The politics was uncompromising, and Black 47 lost momentum when the anti-war message of the 2008 album “Iraq” created a schism among fans. As Kirwan tells it, many of those songs came from talking with disillusioned followers after 9/11.
“A lot of them wanted to do something for the country so they joined (the military),” he said. “The next thing they know they're in Baghdad getting shot at in a civil war.”
After Black 47, Kirwan remains a major cultural figure in New York's Irish-American community. Besides his writing, he hosts a weekly program, “Celtic Crush,” on SiriusXM satellite radio.
He expects that “Paradise Square,” a musical he co-wrote about free Black residents and Irish immigrants in New York City in the mid-1800s, will be produced for Broadway next year.
Through his work, Kirwan speaks to an Irish-American community the way journalists Jimmy Breslin and Pete Hamill did to an older generation, said Jim Mulvaney, a writer and private investigator.

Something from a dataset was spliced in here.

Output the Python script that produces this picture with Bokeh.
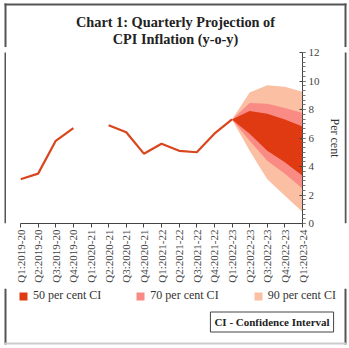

“He publicly presents stories that we might tell one another to a wider audience — the love of words, the love of music, the love of friends,” Mulvaney said. “That is all a very big part of the Irish experience that we brought here.”
Kirwan dedicates “Rockaway Blue” to two friends of Black 47 who died on Sept. 11. Father Mychal Judge was well-known as the chaplain of the New York City Fire Department. Kirwan frequently saw him from the stage at Black 47 gigs in New York, dressed in Catholic priest's attire with an elbow on the bar, although he learned later Judge didn't drink.
Richard T. Muldowney Jr., a firefighter for Engine 16, Ladder 7, was less well-known but no less important to the band.
Muldowney often attended Black 47 gigs out of town, where he'd whip up the audience's enthusiasm for a band they might have been unfamiliar with. He wouldn't make his presence known to Black 47 until after they came onstage, Kirwan said.
“At that moment, you knew it was going to be a great gig,” he said, “because he took it upon himself.”